Revving DNA Sequencing
The rise of DNA sequencing can be partially credited to a stark drop in the cost of whole genome sequencing, from US$100 million per human genome to between US$1,000 and US$3,000 today. Of course, we do need to consider the cost of analysis after genetic testing is completed, and that number can stretch to US$20,000. But that brings me to my point. Affordability for all-not just Hollywood celebrities. Affordability is a dream for scientists in this field. For one, they can now stretch funding budgets to take on more experimental risks and beef up their sequencing activities, pushing boundaries and gathering more research data that could lead to new discoveries.

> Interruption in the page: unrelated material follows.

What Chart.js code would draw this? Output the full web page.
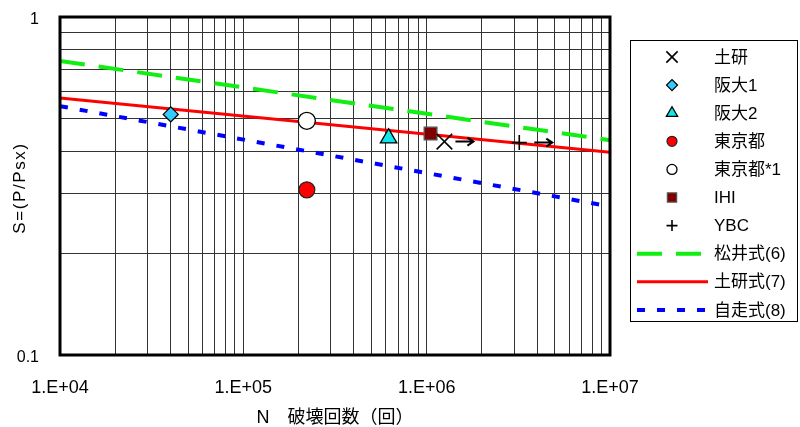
<!DOCTYPE html>
<html>
<head>
<meta charset="utf-8">
<script src="https://cdn.jsdelivr.net/npm/chart.js@4/dist/chart.umd.min.js"></script>
<style>
html,body{margin:0;padding:0;background:#fff;}
#c{display:block;}
</style>
</head>
<body>
<canvas id="c" width="800" height="427"></canvas>
<script>
// ---- data ----
const xTickValues = [1e4,2e4,3e4,4e4,5e4,6e4,7e4,8e4,9e4,
                     1e5,2e5,3e5,4e5,5e5,6e5,7e5,8e5,9e5,
                     1e6,2e6,3e6,4e6,5e6,6e6,7e6,8e6,9e6,1e7];
const yTickValues = [0.1,0.2,0.3,0.4,0.5,0.6,0.7,0.8,0.9,1];

const lineN   = [1e4, 1e7];
const matsuiS = [0.741, 0.432];   // 松井式(6)
const dokenS  = [0.576, 0.398];   // 土研式(7)
const jisouS  = [0.545, 0.275];   // 自走式(8)

const dokenTestN  = [1.25e6]; const dokenTestS  = [0.428]; // 土研
const osaka1N     = [4.02e4]; const osaka1S     = [0.515]; // 阪大1
const osaka2N     = [6.2e5];  const osaka2S     = [0.438]; // 阪大2
const tokyoN      = [2.22e5]; const tokyoS      = [0.308]; // 東京都
const tokyoStarN  = [2.22e5]; const tokyoStarS  = [0.493]; // 東京都*1
const ihiN        = [1.05e6]; const ihiS        = [0.452]; // IHI
const ybcN        = [3.2e6];  const ybcS        = [0.425]; // YBC

const yTitle = 'S=(P/Psx)';
const xTitle = 'N　破壊回数（回）';

const pts = (xs, ys) => xs.map((x, i) => ({x: x, y: ys[i]}));

const FONT = '"Liberation Sans", "Noto Sans CJK JP", sans-serif';
Chart.defaults.font.family = FONT;
Chart.defaults.color = '#000';

const datasets = [
  {label:'土研', data:pts(dokenTestN, dokenTestS), pointStyle:'crossRot', pointRadius:11,
   borderColor:'#000', backgroundColor:'rgba(0,0,0,0)', pointBorderWidth:1.6, order:1,
   legendRadius:8, arrow:{from:11, to:29}},
  {label:'阪大1', data:pts(osaka1N, osaka1S), pointStyle:'rectRot', pointRadius:7.5,
   borderColor:'#000', backgroundColor:'#33CCFF', pointBorderWidth:1.3, order:1, legendRadius:5.5},
  {label:'阪大2', data:pts(osaka2N, osaka2S), pointStyle:'triangle', pointRadius:9.5,
   borderColor:'#000', backgroundColor:'#11E6EE', pointBorderWidth:1.3, order:1, legendRadius:6.5},
  {label:'東京都', data:pts(tokyoN, tokyoS), pointStyle:'circle', pointRadius:8,
   borderColor:'#222', backgroundColor:'#FF0000', pointBorderWidth:1.2, order:1, legendRadius:5},
  {label:'東京都*1', data:pts(tokyoStarN, tokyoStarS), pointStyle:'circle', pointRadius:8.5,
   borderColor:'#000', backgroundColor:'#FFFFFF', pointBorderWidth:1.3, order:1, legendRadius:5},
  {label:'IHI', data:pts(ihiN, ihiS), pointStyle:'rect', pointRadius:9,
   borderColor:'#555', backgroundColor:'#800000', pointBorderWidth:1.3, order:1, legendRadius:6.5},
  {label:'YBC', data:pts(ybcN, ybcS), pointStyle:'cross', pointRadius:7.5,
   borderColor:'#000', backgroundColor:'rgba(0,0,0,0)', pointBorderWidth:1.6, order:1,
   legendRadius:5.5, arrow:{from:15, to:33}},
  {label:'松井式(6)', type:'line', data:pts(lineN, matsuiS), showLine:true, pointRadius:0,
   borderColor:'#11EE11', borderWidth:4, borderDash:[25,14], order:2, fill:false, isLine:true},
  {label:'土研式(7)', type:'line', data:pts(lineN, dokenS), showLine:true, pointRadius:0,
   borderColor:'#FF0000', borderWidth:3, order:2, fill:false, isLine:true},
  {label:'自走式(8)', type:'line', data:pts(lineN, jisouS), showLine:true, pointRadius:0,
   borderColor:'#0000FF', borderWidth:4, borderDash:[8,12], order:2, fill:false, isLine:true}
];

function drawMarker(ctx, ds, x, y, r) {
  ctx.save();
  ctx.fillStyle = ds.backgroundColor;
  ctx.strokeStyle = ds.borderColor;
  ctx.lineWidth = ds.pointBorderWidth;
  if (Chart.helpers && Chart.helpers.drawPoint) {
    Chart.helpers.drawPoint(ctx, {pointStyle: ds.pointStyle, rotation: 0, radius: r, borderWidth: ds.pointBorderWidth}, x, y);
  }
  ctx.restore();
}

const decorPlugin = {
  id: 'decor',
  afterDraw(chart) {
    const ctx = chart.ctx;
    const a = chart.chartArea;
    // plot border
    ctx.save();
    ctx.strokeStyle = '#000';
    ctx.lineWidth = 3;
    ctx.strokeRect(a.left, a.top, a.right - a.left, a.bottom - a.top);
    ctx.restore();

    // y axis title (spaced letters)
    ctx.save();
    ctx.translate(20, (a.top + a.bottom) / 2 + 2);
    ctx.rotate(-Math.PI / 2);
    ctx.fillStyle = '#000';
    ctx.font = '17px ' + FONT;
    try { ctx.letterSpacing = '1.6px'; } catch (e) {}
    ctx.textAlign = 'center';
    ctx.textBaseline = 'middle';
    ctx.fillText(yTitle, 0, 0);
    ctx.restore();

    // run-out arrows next to points
    chart.data.datasets.forEach((ds, di) => {
      if (!ds.arrow) return;
      const meta = chart.getDatasetMeta(di);
      meta.data.forEach(el => {
        const x0 = el.x + ds.arrow.from, x1 = el.x + ds.arrow.to, y = el.y;
        ctx.save();
        ctx.strokeStyle = '#000';
        ctx.lineWidth = 2;
        ctx.beginPath();
        ctx.moveTo(x0, y); ctx.lineTo(x1, y);
        ctx.moveTo(x1 - 6, y - 4); ctx.lineTo(x1, y); ctx.lineTo(x1 - 6, y + 4);
        ctx.stroke();
        ctx.restore();
      });
    });

    // legend
    const lx = 630, ly = 40, lw = 167, lh = 281;
    ctx.save();
    ctx.fillStyle = '#fff';
    ctx.fillRect(lx, ly, lw, lh);
    ctx.strokeStyle = '#000';
    ctx.lineWidth = 1;
    ctx.strokeRect(lx + 0.5, ly + 0.5, lw, lh);
    ctx.restore();
    const rowTop = 57, rowStep = 28.1;
    chart.data.datasets.forEach((ds, i) => {
      const cy = rowTop + i * rowStep;
      if (ds.isLine) {
        ctx.save();
        ctx.strokeStyle = ds.borderColor;
        ctx.lineWidth = ds.borderWidth;
        ctx.setLineDash(ds.borderDash || []);
        ctx.beginPath();
        ctx.moveTo(637, cy); ctx.lineTo(708, cy);
        ctx.stroke();
        ctx.restore();
      } else {
        drawMarker(ctx, ds, 672, cy, ds.legendRadius);
      }
      ctx.save();
      ctx.fillStyle = '#000';
      ctx.font = '17px ' + FONT;
      ctx.textAlign = 'left';
      ctx.textBaseline = 'middle';
      ctx.fillText(ds.label, 714, cy + 1);
      ctx.restore();
    });
  }
};

function xLabel(v) {
  const e = Math.log10(v);
  if (Math.abs(e - Math.round(e)) < 1e-9) {
    const n = Math.round(e);
    return '1.E' + (n >= 0 ? '+' : '-') + String(Math.abs(n)).padStart(2, '0');
  }
  return '';
}
function yLabel(v) {
  if (Math.abs(v - 1) < 1e-9) return '1';
  if (Math.abs(v - 0.1) < 1e-9) return '0.1';
  return '';
}

new Chart(document.getElementById('c').getContext('2d'), {
  type: 'scatter',
  data: {datasets: datasets},
  options: {
    responsive: false,
    animation: false,
    devicePixelRatio: 1,
    layout: {padding: {top: 17, right: 190, left: 0, bottom: 0}},
    plugins: {legend: {display: false}, tooltip: {enabled: false}},
    scales: {
      x: {
        type: 'logarithmic', min: 1e4, max: 1e7, position: 'bottom',
        afterBuildTicks: s => { s.ticks = xTickValues.map(v => ({value: v, major: false})); },
        afterFit: s => { s.height = 72; s.paddingLeft = 0; s.paddingRight = 0; },
        ticks: {autoSkip: false, maxRotation: 0, minRotation: 0, padding: 22,
                font: {size: 18}, color: '#000', callback: v => xLabel(v)},
        grid: {color: '#333', lineWidth: 1, drawTicks: false},
        border: {display: false},
        title: {display: true, text: xTitle, color: '#000',
                font: {size: 18, lineHeight: 1}, padding: {top: 0, bottom: 0}}
      },
      y: {
        type: 'logarithmic', min: 0.1, max: 1, position: 'left',
        afterBuildTicks: s => { s.ticks = yTickValues.map(v => ({value: v, major: false})); },
        afterFit: s => { s.width = 60; s.paddingTop = 0; s.paddingBottom = 0; },
        ticks: {autoSkip: false, padding: 21, labelOffset: 3, font: {size: 16}, color: '#000', callback: v => yLabel(v)},
        grid: {color: '#333', lineWidth: 1, drawTicks: false},
        border: {display: false},
        title: {display: false}
      }
    }
  },
  plugins: [decorPlugin]
});
</script>
</body>
</html>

That being said, we should all be aware that DNA sequencing functions on two engines: storage and speed. Its simple. Without enough space to store research data and the adequate speed to process this data, scientists have little means to glean insights.

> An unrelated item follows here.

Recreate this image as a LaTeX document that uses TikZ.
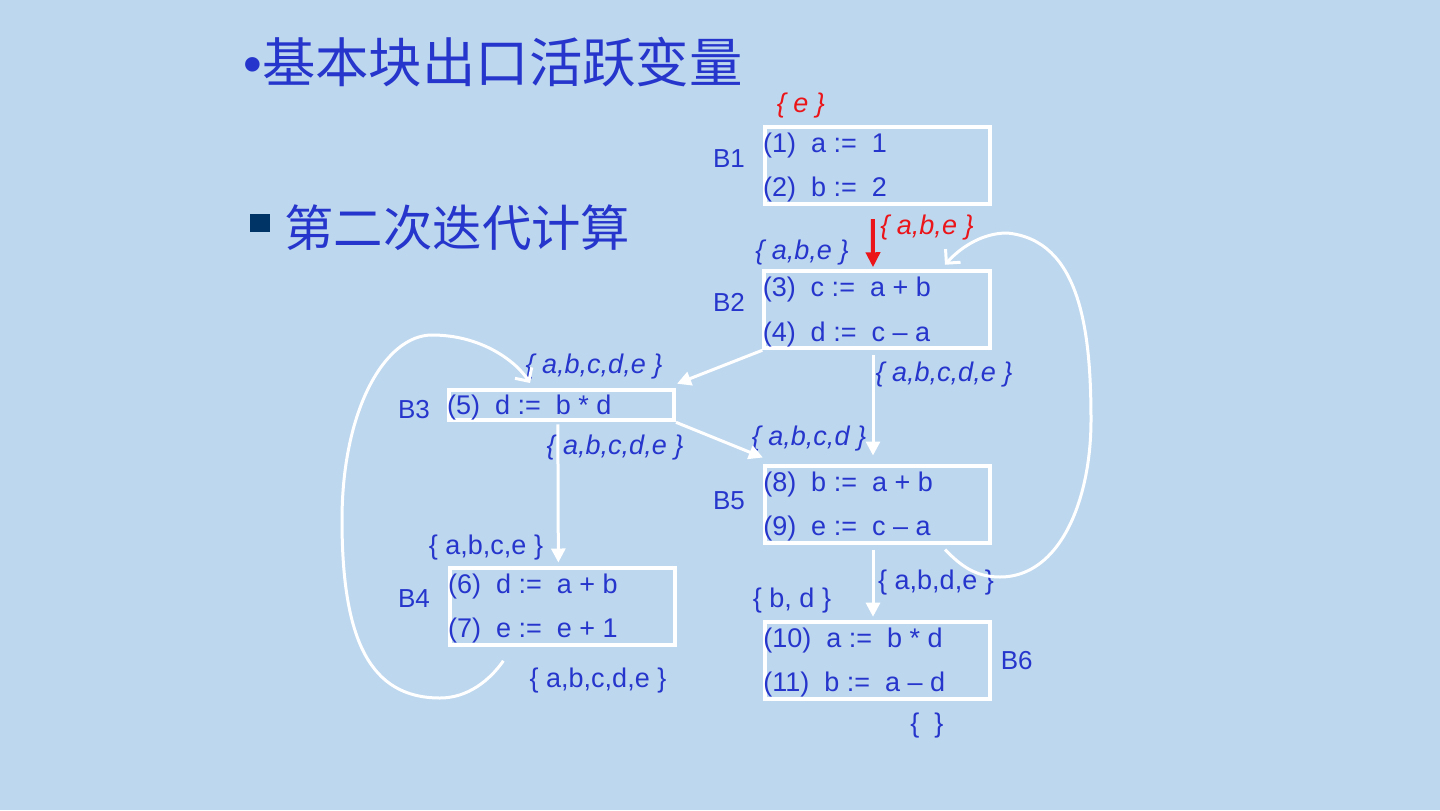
\documentclass[tikz,border=0pt]{standalone}
\usepackage{fontspec}
\setmainfont{Liberation Sans}
\newfontfamily\cjk{Noto Sans CJK SC}
\usetikzlibrary{arrows.meta,calc}

\definecolor{bgblue}{RGB}{189,215,238}
\definecolor{inkblue}{RGB}{38,54,204}
\definecolor{hotred}{RGB}{235,20,25}
\definecolor{navy}{RGB}{0,51,102}

\tikzset{
  blk/.style={draw=white, line width=2pt, minimum width=112.65pt, minimum height=38.5pt, inner sep=0pt},
  stmt/.style={anchor=base west, inner sep=0pt, text=inkblue, font=\fontsize{13.5}{16}\selectfont},
  lbl/.style={inner sep=0pt, text=inkblue, font=\fontsize{13}{15}\selectfont},
  lv/.style={inner sep=0pt, text=inkblue, font=\fontsize{13.5}{16}\selectfont},
  lvi/.style={lv, font=\fontsize{13.5}{16}\selectfont\itshape},
  flow/.style={white, line width=1.5pt, -{Triangle[length=7pt,width=7pt]}},
  back/.style={white, line width=1.5pt, -{Straight Barb[length=5pt,width=10pt]}},
}

\begin{document}
\begin{tikzpicture}[x=0.5pt,y=-0.5pt]
\fill[bgblue] (0,0) rectangle (1440,810);

% headings
\node[anchor=west, inner sep=0pt, text=inkblue, font=\fontsize{26.7}{32}\selectfont] (title) at (243,62) {•{\cjk 基本块出口活跃变量}};
\node[fill=navy, minimum width=10pt, minimum height=9pt, inner sep=0pt] (mark) at (260,222.5) {};
\node[anchor=west, inner sep=0pt, text=inkblue, font=\fontsize{24.7}{30}\selectfont\cjk] (sub) at (284,227.5) {第二次迭代计算};

% basic blocks
\node[blk] (B1) at (877.35,165) {};
\node[blk] (B2) at (877,309.75) {};
\node[blk, minimum height=15.3pt] (B3) at (561.35,405) {};
\node[blk] (B4) at (562.35,606) {};
\node[blk] (B5) at (877.5,504) {};
\node[blk] (B6) at (877.5,660.2) {};

\node[stmt] (s1) at ($(B1.north west)+(0,27.5)$) {(1)\ \ a :=\ \ 1};
\node[stmt] (s2) at ($(B1.north west)+(0,72)$) {(2)\ \ b :=\ \ 2};
\node[stmt] (s3) at ($(B2.north west)+(0,27.5)$) {(3)\ \ c :=\ \ a + b};
\node[stmt] (s4) at ($(B2.north west)+(0,72)$) {(4)\ \ d :=\ \ c – a};
\node[stmt] (s5) at ($(B3.north west)+(0,26.5)$) {(5)\ \ d :=\ \ b * d};
\node[stmt] (s6) at ($(B4.north west)+(0,27.5)$) {(6)\ \ d :=\ \ a + b};
\node[stmt] (s7) at ($(B4.north west)+(0,72)$) {(7)\ \ e :=\ \ e + 1};
\node[stmt] (s8) at ($(B5.north west)+(0,27.5)$) {(8)\ \ b :=\ \ a + b};
\node[stmt] (s9) at ($(B5.north west)+(0,72)$) {(9)\ \ e :=\ \ c – a};
\node[stmt] (s10) at ($(B6.north west)+(0,27.5)$) {(10)\ \ a :=\ \ b * d};
\node[stmt] (s11) at ($(B6.north west)+(0,72)$) {(11)\ \ b :=\ \ a – d};

\node[lbl] (L1) at (729,158.3) {B1};
\node[lbl] (L2) at (729,302.5) {B2};
\node[lbl] (L3) at (414,409.5) {B3};
\node[lbl] (L4) at (414,599) {B4};
\node[lbl] (L5) at (729,501) {B5};
\node[lbl] (L6) at (1016.7,661) {B6};

% live sets
\node[lvi, text=hotred] (in1) at (801,106) {\{ e \}};
\node[lvi, text=hotred] (out1) at (927,228) {\{ a,b,e \}};
\node[lvi] (in2) at (802,253) {\{ a,b,e \}};
\node[lvi] (in3) at (594,367) {\{ a,b,c,d,e \}};
\node[lvi] (out2) at (944,375) {\{ a,b,c,d,e \}};
\node[lvi] (out3) at (615,447.5) {\{ a,b,c,d,e \}};
\node[lvi] (in5) at (809,439) {\{ a,b,c,d \}};
\node[lv] (in4) at (486,548) {\{ a,b,c,e \}};
\node[lv] (out5) at (936,583) {\{ a,b,d,e \}};
\node[lv] (in6) at (792,601) {\{ b, d \}};
\node[lv] (out4) at (598,681) {\{ a,b,c,d,e \}};
\node[lv] (out6) at (927,726) {\{\ \ \}};

% flow edges
\draw[hotred, line width=2pt, -{Triangle[length=7.5pt,width=7pt]}] ($(B1.south)+(-4.5,13.5)$) -- ($(B2.north)+(-4,-2)$);
\draw[flow] (B2.south west) -- ($(B3.north east)+(1,-4)$);
\draw[flow] ($(B2.south)+(-4,5)$) -- ($(B5.north)+(-4.5,-8)$);
\draw[flow] (B3.south east) -- ($(B5.north west)+(0,-6)$);
\draw[flow] ($(B3.south)+(-3.5,2)$) -- ($(B4.north)+(-4,-3)$);
\draw[flow] ($(B5.south)+(-4.5,5)$) -- ($(B6.north)+(-4.5,-3)$);

% back edges
\draw[back] ($(B5.south)+(67.5,5)$) .. controls (960,565) and (975,577) .. (1000,577)
  .. controls (1060,577) and (1091,500) .. (1091,420)
  .. controls (1091,330) and (1080,240) .. (1007,233)
  .. controls (980,233) and (958,250) .. ($(B2.north)+(68,-4.5)$);
\draw[back] ($(B4.south)+(-59,14.3)$) .. controls (490,680) and (468,698) .. (440,698)
  .. controls (370,698) and (342,640) .. (342,520)
  .. controls (342,410) and (385,335) .. (432,335)
  .. controls (480,335) and (515,360) .. ($(B3.north)+(-31.35,-4.7)$);
\end{tikzpicture}
\end{document}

Take for example, SciGenom Labs (SciGenom), a company based in Cochin, India. SciGenom focuses on molecular diagnostics, cancer treatment, and metagenomics. Prior to adopting an EMC Isilon X200 scale-out storage platform, it encountered performance reduction corresponding to storage expansion that adversely impacted the speed at which the analysis of large-scale biological data sets could be completed.
Post EMC Isilon, project tasks completion are now 40 percent faster. The lab expects to achieve reductions in the workflow times associated with analyzing, annotating, and understanding the terabytes of data generated every day by the sequencing machines.
Says Saneesh Chembakasseri, IT Manager at SciGenom Labs, “The key reason for moving to Isilon scale-out storage was to increase the performance and speed of analyzing raw data generated by DNA sequencing machines. There is no better choice in the market than EMC Isilon in providing both the needed scalability and performance for meeting the demands of DNA sequencing.”
Read the SciGenom Case Study to learn more.
Being Nimble Now a Reality
18 countries. Can you imagine the kind of coordination that went into HGP? To minimize miscommunication and mistakes, sequencing workflows not only had to be established way in advance. They also had to be nimble to adapt to changes. The only way to do so was to store and share findings seamlessly, even with massive quantities of data being exchanged. The same applies today to follow-on DNA sequencing initiatives.
Malaysia Genome Institute is another establishment that has embraced the strengths of EMC Isilon. Engaged in comparative genomics and genetics, structure and synthetic biology, computational and systems biology, and metabolic engineering, MGI has sequencing machines delivering 1 gigabyte per second of throughput. Putting it in perspective, that is an astounding 1 terabyte in under 17 minutes. MGI uses the Illumina HiSeq 2000 and Illumina MiSeq sequencing platforms for DNA sequencing, whole genome sequencing, whole transcriptome sequencing, and targeted resequencing
“The way we analyze Big Data can require millions of inputs at the same time. This involves transferring data back and forth between the storage and high-performance computing cluster. EMC can comfortably handle the high throughput required within the analysis,” says Mohd. Noor Mat Isa, Head of Genome Technology and Innovation at MGI.
Read the MGI Case Study to learn more.
A Healthier Future
The National Human Genome Research Institute discusses how individualized DNA analysis based on each person’s genome will lead to a very powerful form of predictive, personalized, participatory and preventive medicine, with the ability to learn about the risks of future illness – as seen with Angelina Jolie.
With this understanding, a new generation of more effective and precise drugs can be developed as compared to the one-size-fits-all versions available today. On how fast these breakthroughs will happen, we do not yet know. But for certain, storage and processing speed of Big Data lies at the heart of progress in the next few leaps for mankind.